Data section
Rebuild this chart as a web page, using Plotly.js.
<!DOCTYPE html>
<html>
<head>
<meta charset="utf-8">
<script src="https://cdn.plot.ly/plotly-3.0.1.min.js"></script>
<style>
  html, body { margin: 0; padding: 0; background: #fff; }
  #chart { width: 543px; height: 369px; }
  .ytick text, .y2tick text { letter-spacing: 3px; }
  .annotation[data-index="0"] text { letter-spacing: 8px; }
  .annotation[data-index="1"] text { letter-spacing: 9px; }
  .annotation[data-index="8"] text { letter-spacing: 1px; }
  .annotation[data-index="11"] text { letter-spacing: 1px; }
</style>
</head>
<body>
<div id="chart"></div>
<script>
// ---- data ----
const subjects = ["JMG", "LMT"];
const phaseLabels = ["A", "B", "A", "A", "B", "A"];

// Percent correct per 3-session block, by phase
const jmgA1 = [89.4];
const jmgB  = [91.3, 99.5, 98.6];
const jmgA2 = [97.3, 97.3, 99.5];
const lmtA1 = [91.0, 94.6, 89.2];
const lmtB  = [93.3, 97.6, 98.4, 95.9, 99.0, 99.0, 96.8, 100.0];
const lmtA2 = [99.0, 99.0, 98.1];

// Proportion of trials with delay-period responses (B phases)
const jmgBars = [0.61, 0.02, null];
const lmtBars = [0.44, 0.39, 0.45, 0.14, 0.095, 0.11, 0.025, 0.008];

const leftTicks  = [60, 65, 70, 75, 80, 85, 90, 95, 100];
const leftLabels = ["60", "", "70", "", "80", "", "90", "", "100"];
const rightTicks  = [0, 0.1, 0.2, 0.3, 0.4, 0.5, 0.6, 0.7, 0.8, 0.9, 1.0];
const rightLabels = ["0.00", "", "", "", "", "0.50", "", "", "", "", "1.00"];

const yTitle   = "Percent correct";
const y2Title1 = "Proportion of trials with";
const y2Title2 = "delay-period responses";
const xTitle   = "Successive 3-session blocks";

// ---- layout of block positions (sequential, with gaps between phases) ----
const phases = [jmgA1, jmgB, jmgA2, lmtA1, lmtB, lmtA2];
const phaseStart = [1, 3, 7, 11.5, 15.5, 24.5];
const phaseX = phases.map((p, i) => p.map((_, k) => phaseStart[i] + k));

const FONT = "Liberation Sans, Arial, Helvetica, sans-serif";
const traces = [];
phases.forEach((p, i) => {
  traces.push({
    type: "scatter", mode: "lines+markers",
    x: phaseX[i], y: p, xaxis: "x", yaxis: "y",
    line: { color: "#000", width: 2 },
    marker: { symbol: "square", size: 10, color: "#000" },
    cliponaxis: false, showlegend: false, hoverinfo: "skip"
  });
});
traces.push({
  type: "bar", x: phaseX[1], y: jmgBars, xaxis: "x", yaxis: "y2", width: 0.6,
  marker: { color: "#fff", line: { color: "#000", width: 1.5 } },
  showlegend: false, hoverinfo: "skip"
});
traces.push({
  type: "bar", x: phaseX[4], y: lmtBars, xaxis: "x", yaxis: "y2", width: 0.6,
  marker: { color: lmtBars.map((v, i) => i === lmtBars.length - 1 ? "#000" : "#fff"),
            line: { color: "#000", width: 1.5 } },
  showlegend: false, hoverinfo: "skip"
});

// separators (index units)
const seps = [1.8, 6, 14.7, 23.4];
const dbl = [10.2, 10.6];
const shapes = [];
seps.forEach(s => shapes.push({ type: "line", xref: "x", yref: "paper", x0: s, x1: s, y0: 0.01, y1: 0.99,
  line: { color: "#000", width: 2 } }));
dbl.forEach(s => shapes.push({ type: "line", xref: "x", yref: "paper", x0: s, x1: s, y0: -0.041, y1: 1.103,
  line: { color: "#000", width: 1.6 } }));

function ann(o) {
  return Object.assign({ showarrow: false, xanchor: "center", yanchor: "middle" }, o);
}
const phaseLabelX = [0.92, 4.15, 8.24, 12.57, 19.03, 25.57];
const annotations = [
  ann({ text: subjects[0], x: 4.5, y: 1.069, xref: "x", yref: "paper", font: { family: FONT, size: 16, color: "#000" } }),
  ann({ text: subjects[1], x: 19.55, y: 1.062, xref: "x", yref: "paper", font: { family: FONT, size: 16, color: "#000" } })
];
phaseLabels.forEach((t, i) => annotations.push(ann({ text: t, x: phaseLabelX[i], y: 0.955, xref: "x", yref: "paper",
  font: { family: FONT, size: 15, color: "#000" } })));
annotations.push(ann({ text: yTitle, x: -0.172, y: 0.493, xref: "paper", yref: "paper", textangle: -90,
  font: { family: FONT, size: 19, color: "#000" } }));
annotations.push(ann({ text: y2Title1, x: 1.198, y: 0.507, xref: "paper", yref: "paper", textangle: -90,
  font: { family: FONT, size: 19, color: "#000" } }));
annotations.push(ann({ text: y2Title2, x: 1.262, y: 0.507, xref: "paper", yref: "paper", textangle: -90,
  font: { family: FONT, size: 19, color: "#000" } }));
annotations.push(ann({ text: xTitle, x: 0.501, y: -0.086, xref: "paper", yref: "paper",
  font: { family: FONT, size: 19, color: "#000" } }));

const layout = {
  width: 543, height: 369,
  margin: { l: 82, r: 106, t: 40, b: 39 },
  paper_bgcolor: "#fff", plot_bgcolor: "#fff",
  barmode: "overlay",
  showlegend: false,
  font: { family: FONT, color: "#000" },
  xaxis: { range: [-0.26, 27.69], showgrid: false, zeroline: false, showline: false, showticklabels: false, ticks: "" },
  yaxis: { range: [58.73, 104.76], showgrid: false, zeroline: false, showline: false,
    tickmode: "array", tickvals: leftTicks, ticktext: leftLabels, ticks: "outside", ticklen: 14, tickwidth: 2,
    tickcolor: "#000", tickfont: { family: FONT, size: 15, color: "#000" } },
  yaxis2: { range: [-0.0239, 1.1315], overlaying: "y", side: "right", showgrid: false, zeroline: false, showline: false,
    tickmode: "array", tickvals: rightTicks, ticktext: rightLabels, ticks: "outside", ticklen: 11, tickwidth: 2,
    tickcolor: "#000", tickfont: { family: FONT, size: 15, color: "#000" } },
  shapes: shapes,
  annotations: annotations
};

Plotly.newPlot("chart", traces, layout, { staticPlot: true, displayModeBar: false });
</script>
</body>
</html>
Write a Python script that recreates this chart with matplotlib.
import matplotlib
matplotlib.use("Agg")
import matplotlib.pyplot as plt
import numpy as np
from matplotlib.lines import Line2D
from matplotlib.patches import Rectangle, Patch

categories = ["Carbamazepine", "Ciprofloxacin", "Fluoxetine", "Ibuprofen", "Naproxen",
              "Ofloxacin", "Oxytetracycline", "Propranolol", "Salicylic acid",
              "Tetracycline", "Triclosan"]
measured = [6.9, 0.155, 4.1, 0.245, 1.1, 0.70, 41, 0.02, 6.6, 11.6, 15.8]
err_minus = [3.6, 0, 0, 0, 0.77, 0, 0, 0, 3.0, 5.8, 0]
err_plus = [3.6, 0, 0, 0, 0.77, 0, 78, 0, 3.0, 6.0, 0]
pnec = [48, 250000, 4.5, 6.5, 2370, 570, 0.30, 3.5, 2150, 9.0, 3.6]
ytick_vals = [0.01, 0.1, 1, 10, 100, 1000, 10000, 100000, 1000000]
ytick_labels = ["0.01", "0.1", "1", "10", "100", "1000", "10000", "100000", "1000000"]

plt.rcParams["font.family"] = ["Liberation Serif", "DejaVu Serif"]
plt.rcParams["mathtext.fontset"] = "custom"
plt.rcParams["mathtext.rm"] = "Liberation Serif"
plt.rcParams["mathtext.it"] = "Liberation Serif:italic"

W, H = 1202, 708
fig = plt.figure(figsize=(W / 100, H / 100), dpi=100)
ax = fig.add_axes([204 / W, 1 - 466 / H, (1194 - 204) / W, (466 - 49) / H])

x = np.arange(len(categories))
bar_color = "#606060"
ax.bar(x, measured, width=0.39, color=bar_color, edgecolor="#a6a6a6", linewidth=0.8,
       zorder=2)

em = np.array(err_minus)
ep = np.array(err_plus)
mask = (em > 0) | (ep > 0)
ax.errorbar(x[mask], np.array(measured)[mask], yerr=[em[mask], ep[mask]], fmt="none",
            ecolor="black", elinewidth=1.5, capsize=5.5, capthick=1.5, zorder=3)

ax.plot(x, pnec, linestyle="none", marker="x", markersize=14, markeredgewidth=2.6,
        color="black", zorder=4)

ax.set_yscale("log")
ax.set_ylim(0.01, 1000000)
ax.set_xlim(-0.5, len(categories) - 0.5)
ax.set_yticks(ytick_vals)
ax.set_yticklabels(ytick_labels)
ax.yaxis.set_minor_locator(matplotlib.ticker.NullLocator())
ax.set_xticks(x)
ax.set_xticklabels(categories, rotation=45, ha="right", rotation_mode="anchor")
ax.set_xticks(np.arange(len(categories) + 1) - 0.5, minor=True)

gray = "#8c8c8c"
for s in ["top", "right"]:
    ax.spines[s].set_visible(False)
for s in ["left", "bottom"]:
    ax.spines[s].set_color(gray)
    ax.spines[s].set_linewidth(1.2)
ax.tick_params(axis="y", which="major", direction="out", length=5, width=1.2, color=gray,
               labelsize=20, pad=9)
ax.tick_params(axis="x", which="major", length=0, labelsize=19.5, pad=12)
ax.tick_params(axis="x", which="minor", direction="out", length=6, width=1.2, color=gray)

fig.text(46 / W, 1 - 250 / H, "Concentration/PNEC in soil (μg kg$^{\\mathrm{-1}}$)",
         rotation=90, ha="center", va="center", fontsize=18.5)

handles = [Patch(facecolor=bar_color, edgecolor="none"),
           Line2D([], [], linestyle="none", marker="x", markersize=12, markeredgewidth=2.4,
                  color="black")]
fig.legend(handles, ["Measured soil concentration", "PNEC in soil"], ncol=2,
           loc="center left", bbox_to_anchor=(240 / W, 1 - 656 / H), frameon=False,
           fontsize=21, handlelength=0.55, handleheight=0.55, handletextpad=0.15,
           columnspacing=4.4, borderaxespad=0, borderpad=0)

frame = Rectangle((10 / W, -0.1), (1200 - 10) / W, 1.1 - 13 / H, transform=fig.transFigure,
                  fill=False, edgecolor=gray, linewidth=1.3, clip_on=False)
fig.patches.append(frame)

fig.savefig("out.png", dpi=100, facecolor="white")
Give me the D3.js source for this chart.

Task brief
Look above and repeat, character for character, the lines from the first one to the line with "const phaseX = phases.map((p, i)", counting both.

The completed task
Rebuild this chart as a web page, using Plotly.js.
<!DOCTYPE html>
<html>
<head>
<meta charset="utf-8">
<script src="https://cdn.plot.ly/plotly-3.0.1.min.js"></script>
<style>
  html, body { margin: 0; padding: 0; background: #fff; }
  #chart { width: 543px; height: 369px; }
  .ytick text, .y2tick text { letter-spacing: 3px; }
  .annotation[data-index="0"] text { letter-spacing: 8px; }
  .annotation[data-index="1"] text { letter-spacing: 9px; }
  .annotation[data-index="8"] text { letter-spacing: 1px; }
  .annotation[data-index="11"] text { letter-spacing: 1px; }
</style>
</head>
<body>
<div id="chart"></div>
<script>
// ---- data ----
const subjects = ["JMG", "LMT"];
const phaseLabels = ["A", "B", "A", "A", "B", "A"];

// Percent correct per 3-session block, by phase
const jmgA1 = [89.4];
const jmgB  = [91.3, 99.5, 98.6];
const jmgA2 = [97.3, 97.3, 99.5];
const lmtA1 = [91.0, 94.6, 89.2];
const lmtB  = [93.3, 97.6, 98.4, 95.9, 99.0, 99.0, 96.8, 100.0];
const lmtA2 = [99.0, 99.0, 98.1];

// Proportion of trials with delay-period responses (B phases)
const jmgBars = [0.61, 0.02, null];
const lmtBars = [0.44, 0.39, 0.45, 0.14, 0.095, 0.11, 0.025, 0.008];

const leftTicks  = [60, 65, 70, 75, 80, 85, 90, 95, 100];
const leftLabels = ["60", "", "70", "", "80", "", "90", "", "100"];
const rightTicks  = [0, 0.1, 0.2, 0.3, 0.4, 0.5, 0.6, 0.7, 0.8, 0.9, 1.0];
const rightLabels = ["0.00", "", "", "", "", "0.50", "", "", "", "", "1.00"];

const yTitle   = "Percent correct";
const y2Title1 = "Proportion of trials with";
const y2Title2 = "delay-period responses";
const xTitle   = "Successive 3-session blocks";

// ---- layout of block positions (sequential, with gaps between phases) ----
const phases = [jmgA1, jmgB, jmgA2, lmtA1, lmtB, lmtA2];
const phaseStart = [1, 3, 7, 11.5, 15.5, 24.5];
const phaseX = phases.map((p, i) => p.map((_, k) => phaseStart[i] + k));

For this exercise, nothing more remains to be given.